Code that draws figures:
--- begin ---

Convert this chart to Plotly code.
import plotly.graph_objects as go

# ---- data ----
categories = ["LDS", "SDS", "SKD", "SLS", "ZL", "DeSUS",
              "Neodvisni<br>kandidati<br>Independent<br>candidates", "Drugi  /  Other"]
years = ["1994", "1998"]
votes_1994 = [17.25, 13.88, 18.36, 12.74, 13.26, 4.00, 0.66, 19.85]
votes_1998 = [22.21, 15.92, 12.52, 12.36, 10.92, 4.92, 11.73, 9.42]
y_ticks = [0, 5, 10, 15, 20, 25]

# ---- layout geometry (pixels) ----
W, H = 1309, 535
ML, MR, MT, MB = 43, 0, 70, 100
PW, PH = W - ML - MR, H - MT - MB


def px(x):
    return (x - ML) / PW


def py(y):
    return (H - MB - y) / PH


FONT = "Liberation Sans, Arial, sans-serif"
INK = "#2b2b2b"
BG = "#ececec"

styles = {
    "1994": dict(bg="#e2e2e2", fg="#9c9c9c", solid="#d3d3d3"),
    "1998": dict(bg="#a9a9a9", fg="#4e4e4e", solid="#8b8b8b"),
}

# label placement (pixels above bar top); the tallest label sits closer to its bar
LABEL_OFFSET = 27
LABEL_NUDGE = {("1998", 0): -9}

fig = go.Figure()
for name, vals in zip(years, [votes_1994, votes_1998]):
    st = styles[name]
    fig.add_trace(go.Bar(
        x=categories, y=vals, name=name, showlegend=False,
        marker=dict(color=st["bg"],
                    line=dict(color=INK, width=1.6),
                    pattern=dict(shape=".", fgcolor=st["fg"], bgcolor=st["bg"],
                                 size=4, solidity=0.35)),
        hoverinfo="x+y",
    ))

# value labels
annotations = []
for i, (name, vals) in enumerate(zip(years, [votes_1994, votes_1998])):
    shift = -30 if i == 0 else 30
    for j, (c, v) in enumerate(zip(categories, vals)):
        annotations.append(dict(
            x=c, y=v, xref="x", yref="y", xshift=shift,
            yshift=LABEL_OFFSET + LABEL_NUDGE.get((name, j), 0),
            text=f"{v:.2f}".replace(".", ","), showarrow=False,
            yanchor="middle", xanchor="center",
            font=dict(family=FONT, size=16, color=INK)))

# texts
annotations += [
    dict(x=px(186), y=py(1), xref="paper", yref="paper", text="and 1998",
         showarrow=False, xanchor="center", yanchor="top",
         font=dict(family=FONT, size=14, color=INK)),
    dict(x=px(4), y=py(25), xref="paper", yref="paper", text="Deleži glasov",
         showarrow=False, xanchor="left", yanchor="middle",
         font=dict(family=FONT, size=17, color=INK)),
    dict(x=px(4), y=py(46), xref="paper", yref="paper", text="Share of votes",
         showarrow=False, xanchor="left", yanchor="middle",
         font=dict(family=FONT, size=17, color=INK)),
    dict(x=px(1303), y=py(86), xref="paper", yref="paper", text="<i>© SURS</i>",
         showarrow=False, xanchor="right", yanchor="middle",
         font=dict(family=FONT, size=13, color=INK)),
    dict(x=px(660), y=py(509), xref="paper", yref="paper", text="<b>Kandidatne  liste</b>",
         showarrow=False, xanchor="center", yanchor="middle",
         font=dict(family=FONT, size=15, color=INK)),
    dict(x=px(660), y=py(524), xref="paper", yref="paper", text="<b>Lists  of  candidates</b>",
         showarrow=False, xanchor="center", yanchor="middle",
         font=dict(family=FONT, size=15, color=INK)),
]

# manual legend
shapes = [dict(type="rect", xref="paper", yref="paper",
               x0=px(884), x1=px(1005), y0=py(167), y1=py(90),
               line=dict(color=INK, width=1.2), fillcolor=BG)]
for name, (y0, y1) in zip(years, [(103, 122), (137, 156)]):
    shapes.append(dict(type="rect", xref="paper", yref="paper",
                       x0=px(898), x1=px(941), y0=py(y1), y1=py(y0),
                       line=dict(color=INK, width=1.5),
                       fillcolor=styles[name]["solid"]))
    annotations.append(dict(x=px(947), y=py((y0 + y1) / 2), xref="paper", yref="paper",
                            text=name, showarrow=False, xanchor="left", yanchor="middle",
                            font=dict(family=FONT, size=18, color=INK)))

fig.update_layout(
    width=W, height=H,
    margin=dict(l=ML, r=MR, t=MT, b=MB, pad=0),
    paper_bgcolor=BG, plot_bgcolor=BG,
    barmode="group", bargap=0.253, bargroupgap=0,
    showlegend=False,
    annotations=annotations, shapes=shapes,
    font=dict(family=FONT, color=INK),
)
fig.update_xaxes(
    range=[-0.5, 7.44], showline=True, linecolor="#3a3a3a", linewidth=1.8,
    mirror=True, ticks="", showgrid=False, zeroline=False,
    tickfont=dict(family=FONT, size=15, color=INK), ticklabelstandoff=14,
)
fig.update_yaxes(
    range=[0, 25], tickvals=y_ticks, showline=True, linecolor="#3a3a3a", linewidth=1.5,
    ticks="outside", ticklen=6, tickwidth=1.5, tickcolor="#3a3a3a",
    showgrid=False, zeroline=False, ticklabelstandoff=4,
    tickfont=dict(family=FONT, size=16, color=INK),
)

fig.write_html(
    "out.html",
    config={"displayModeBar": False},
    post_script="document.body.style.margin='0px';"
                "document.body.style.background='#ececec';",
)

--- end ---
--- begin ---

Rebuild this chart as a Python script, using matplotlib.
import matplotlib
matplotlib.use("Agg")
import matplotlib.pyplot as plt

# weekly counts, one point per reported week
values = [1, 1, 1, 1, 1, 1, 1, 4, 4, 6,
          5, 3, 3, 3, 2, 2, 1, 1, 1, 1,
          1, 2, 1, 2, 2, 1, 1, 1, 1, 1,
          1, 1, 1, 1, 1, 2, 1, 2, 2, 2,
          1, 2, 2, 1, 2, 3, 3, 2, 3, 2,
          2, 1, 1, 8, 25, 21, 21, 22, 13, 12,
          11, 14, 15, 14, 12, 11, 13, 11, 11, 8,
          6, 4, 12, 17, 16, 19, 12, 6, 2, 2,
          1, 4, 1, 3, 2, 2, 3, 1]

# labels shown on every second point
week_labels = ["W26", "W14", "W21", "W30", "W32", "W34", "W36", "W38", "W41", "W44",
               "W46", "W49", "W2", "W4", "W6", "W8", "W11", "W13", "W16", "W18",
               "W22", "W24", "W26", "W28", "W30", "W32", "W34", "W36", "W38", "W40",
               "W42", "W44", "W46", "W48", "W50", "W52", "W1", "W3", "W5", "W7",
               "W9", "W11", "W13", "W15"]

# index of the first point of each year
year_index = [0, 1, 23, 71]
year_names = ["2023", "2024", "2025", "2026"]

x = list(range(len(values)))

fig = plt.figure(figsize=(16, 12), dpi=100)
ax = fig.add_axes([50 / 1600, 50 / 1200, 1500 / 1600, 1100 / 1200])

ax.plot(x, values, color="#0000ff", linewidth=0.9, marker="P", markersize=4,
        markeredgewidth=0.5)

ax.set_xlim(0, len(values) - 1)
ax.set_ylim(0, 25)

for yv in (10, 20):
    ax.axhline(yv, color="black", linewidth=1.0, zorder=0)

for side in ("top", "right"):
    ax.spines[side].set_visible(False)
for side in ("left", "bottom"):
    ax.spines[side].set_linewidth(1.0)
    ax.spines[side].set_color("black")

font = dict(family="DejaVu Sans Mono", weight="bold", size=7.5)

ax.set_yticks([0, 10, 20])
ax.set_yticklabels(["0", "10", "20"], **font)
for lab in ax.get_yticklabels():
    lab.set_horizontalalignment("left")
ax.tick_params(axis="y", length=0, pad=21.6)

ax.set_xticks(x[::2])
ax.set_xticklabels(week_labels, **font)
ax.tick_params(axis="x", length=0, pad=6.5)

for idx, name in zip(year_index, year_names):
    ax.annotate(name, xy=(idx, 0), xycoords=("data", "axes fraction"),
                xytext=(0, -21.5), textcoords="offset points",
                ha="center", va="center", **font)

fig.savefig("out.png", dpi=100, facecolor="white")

--- end ---

Extract and reproduce exactly the lines opening with the line containing "Rebuild this chart" and closing with the line containing "ax = fig.add_axes([50", inclusive.

**Exercise response:**
Rebuild this chart as a Python script, using matplotlib.
import matplotlib
matplotlib.use("Agg")
import matplotlib.pyplot as plt

# weekly counts, one point per reported week
values = [1, 1, 1, 1, 1, 1, 1, 4, 4, 6,
          5, 3, 3, 3, 2, 2, 1, 1, 1, 1,
          1, 2, 1, 2, 2, 1, 1, 1, 1, 1,
          1, 1, 1, 1, 1, 2, 1, 2, 2, 2,
          1, 2, 2, 1, 2, 3, 3, 2, 3, 2,
          2, 1, 1, 8, 25, 21, 21, 22, 13, 12,
          11, 14, 15, 14, 12, 11, 13, 11, 11, 8,
          6, 4, 12, 17, 16, 19, 12, 6, 2, 2,
          1, 4, 1, 3, 2, 2, 3, 1]

# labels shown on every second point
week_labels = ["W26", "W14", "W21", "W30", "W32", "W34", "W36", "W38", "W41", "W44",
               "W46", "W49", "W2", "W4", "W6", "W8", "W11", "W13", "W16", "W18",
               "W22", "W24", "W26", "W28", "W30", "W32", "W34", "W36", "W38", "W40",
               "W42", "W44", "W46", "W48", "W50", "W52", "W1", "W3", "W5", "W7",
               "W9", "W11", "W13", "W15"]

# index of the first point of each year
year_index = [0, 1, 23, 71]
year_names = ["2023", "2024", "2025", "2026"]

x = list(range(len(values)))

fig = plt.figure(figsize=(16, 12), dpi=100)
ax = fig.add_axes([50 / 1600, 50 / 1200, 1500 / 1600, 1100 / 1200])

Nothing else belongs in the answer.